#### Goal of the exercise:
Copy every line of the records below where the word "this" occurs.

## Start Records provided

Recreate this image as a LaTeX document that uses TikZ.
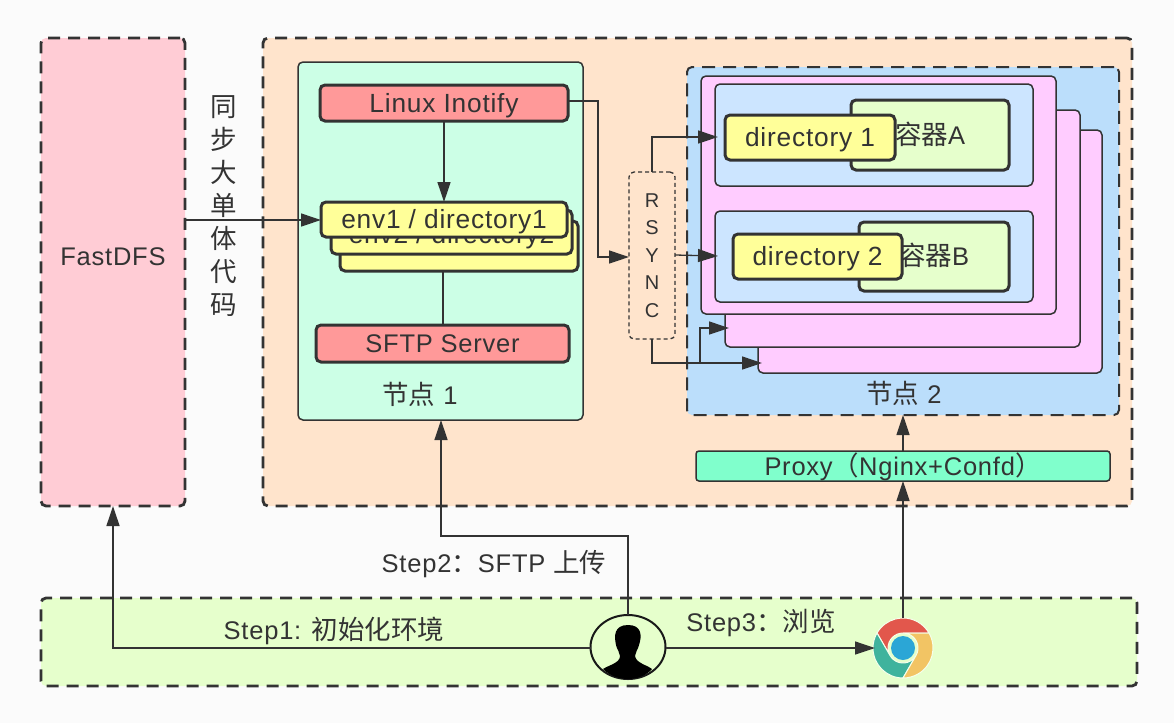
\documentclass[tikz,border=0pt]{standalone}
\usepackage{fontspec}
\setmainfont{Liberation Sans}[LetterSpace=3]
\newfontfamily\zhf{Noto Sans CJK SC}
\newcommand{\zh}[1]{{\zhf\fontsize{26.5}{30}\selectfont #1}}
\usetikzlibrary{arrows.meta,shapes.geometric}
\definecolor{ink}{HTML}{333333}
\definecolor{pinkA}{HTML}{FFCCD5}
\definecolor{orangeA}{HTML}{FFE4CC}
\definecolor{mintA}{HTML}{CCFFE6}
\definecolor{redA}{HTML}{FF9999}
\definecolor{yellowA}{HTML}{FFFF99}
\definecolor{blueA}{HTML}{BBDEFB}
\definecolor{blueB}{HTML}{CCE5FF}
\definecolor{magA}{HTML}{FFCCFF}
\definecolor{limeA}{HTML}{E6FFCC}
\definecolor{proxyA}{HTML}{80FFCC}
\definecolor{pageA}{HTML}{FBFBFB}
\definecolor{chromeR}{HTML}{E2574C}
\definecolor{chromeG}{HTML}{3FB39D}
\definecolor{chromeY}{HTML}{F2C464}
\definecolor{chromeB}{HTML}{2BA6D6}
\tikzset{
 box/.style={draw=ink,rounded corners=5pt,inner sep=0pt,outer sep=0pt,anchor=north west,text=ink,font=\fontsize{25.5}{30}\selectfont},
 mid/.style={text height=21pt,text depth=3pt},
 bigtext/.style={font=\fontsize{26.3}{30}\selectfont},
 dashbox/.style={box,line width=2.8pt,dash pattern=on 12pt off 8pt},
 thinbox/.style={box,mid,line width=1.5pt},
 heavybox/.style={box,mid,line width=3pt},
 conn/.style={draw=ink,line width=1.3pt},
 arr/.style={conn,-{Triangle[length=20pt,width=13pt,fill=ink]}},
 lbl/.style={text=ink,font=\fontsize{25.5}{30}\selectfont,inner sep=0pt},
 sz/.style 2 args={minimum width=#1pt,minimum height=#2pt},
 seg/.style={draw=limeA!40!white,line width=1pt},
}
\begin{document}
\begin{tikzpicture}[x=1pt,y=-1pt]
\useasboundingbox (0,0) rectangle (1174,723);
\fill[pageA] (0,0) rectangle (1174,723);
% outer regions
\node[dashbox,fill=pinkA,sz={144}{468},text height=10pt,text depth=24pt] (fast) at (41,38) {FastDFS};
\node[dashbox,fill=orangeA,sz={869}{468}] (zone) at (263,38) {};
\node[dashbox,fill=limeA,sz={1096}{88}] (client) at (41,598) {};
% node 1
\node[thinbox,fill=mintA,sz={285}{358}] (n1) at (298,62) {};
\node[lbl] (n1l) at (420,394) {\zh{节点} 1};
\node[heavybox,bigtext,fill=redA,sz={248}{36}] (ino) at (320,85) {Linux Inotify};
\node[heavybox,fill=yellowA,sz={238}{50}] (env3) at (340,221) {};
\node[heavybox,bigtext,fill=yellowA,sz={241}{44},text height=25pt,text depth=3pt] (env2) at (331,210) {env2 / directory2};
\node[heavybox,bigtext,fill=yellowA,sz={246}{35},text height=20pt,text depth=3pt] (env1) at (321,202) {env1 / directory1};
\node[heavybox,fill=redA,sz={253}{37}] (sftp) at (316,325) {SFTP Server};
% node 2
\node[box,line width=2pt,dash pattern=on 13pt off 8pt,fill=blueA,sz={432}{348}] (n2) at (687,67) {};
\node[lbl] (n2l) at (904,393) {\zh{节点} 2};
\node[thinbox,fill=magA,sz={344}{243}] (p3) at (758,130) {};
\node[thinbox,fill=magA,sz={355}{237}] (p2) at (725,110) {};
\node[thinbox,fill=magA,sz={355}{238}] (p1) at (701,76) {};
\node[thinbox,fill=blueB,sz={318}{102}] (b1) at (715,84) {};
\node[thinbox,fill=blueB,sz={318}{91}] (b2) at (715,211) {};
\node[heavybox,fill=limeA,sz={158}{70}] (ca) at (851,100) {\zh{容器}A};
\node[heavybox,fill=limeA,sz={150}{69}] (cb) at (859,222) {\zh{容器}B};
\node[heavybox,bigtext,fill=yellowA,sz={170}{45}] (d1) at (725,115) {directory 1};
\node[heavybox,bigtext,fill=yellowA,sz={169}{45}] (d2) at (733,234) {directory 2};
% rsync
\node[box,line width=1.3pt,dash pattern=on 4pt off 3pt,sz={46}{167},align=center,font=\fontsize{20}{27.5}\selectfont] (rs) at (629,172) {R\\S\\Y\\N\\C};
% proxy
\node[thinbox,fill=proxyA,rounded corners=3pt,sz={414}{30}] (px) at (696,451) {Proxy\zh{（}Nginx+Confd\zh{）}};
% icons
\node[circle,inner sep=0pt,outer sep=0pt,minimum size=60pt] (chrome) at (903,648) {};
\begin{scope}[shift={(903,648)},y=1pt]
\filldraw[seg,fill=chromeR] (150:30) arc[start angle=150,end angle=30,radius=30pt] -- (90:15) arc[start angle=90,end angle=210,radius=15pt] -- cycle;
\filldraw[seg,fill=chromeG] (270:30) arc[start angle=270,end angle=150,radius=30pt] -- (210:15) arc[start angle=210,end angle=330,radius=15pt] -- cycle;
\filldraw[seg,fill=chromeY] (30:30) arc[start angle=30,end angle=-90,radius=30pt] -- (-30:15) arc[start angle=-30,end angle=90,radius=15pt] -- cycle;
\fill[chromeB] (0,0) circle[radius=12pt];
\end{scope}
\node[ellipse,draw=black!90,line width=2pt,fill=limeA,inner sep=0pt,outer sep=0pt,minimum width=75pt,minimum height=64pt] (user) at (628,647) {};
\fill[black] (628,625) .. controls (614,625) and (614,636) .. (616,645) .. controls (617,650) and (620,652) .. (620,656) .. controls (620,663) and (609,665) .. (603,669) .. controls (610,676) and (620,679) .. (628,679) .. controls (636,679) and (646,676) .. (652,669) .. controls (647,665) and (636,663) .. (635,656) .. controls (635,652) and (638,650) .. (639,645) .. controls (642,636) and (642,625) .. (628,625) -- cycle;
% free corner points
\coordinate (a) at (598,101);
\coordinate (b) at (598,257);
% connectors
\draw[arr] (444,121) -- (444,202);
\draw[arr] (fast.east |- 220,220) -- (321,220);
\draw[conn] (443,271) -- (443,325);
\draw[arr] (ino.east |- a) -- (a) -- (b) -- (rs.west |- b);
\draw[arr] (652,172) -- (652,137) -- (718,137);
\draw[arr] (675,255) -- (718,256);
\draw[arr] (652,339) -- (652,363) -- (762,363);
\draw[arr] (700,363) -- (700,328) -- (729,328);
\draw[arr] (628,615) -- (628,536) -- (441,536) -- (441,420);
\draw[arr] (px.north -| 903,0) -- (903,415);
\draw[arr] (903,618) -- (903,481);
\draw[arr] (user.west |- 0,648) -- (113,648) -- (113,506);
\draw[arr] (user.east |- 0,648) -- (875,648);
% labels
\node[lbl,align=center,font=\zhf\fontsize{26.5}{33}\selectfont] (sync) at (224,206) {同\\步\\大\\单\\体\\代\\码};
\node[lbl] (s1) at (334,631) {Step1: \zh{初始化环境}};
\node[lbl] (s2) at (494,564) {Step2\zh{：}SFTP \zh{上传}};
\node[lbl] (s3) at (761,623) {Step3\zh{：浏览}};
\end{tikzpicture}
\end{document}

## End Records provided
## Start Records provided

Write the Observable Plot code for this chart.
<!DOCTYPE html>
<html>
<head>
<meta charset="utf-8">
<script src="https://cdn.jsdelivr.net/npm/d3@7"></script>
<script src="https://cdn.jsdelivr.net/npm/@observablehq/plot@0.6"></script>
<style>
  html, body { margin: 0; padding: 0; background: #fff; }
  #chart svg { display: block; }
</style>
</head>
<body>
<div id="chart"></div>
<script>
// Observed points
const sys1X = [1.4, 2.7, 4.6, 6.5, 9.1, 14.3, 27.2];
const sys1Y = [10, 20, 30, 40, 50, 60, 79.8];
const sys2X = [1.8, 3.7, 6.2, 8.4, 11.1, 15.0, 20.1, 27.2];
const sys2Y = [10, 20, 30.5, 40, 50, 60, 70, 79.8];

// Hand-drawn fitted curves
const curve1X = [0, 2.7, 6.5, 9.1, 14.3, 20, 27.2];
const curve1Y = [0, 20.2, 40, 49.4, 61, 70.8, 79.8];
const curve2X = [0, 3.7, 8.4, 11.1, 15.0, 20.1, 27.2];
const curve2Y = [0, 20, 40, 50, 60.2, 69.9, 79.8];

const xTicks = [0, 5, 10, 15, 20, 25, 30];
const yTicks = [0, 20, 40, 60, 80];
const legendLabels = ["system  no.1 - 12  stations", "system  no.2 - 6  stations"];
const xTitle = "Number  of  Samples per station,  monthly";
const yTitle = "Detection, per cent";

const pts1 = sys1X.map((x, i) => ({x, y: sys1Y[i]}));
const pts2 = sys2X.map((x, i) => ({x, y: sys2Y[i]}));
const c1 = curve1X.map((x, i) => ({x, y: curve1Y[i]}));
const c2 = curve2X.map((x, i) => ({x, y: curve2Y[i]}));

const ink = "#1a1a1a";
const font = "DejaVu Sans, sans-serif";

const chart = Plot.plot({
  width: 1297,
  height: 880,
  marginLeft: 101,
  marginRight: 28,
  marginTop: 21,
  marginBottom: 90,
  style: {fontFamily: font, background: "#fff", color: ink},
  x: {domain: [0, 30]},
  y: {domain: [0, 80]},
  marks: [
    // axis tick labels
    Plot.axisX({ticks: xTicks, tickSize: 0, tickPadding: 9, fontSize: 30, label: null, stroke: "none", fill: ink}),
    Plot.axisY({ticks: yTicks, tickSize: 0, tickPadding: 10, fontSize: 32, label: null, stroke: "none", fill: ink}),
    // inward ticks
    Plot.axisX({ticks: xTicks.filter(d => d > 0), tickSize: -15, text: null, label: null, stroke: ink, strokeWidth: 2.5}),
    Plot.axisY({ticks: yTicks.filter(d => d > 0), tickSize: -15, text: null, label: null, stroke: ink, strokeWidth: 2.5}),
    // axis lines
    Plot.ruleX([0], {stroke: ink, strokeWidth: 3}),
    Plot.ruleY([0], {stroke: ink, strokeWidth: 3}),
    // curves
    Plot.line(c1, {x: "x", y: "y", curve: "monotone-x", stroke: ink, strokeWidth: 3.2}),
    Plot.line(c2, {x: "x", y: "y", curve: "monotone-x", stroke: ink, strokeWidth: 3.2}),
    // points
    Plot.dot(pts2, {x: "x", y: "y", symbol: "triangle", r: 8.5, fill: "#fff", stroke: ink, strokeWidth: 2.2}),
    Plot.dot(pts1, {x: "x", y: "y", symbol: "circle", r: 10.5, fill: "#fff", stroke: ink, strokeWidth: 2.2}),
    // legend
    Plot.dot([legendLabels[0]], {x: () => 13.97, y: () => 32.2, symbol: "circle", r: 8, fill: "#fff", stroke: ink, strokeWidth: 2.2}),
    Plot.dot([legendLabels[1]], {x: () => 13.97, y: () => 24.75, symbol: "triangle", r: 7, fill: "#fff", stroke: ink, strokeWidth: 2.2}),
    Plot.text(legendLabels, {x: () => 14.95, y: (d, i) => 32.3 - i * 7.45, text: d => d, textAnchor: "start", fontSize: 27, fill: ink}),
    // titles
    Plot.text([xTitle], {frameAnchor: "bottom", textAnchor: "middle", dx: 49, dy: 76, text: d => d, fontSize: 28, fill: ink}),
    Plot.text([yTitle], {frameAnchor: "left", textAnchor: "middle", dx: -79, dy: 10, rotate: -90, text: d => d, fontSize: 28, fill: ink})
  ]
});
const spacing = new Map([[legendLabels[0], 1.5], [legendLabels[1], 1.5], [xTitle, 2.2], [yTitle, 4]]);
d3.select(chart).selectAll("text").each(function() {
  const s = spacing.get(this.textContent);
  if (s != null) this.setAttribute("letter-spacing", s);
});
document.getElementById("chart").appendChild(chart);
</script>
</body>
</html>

## End Records provided

#### Full answer:
Recreate this image as a LaTeX document that uses TikZ.
Write the Observable Plot code for this chart.
  const s = spacing.get(this.textContent);
  if (s != null) this.setAttribute("letter-spacing", s);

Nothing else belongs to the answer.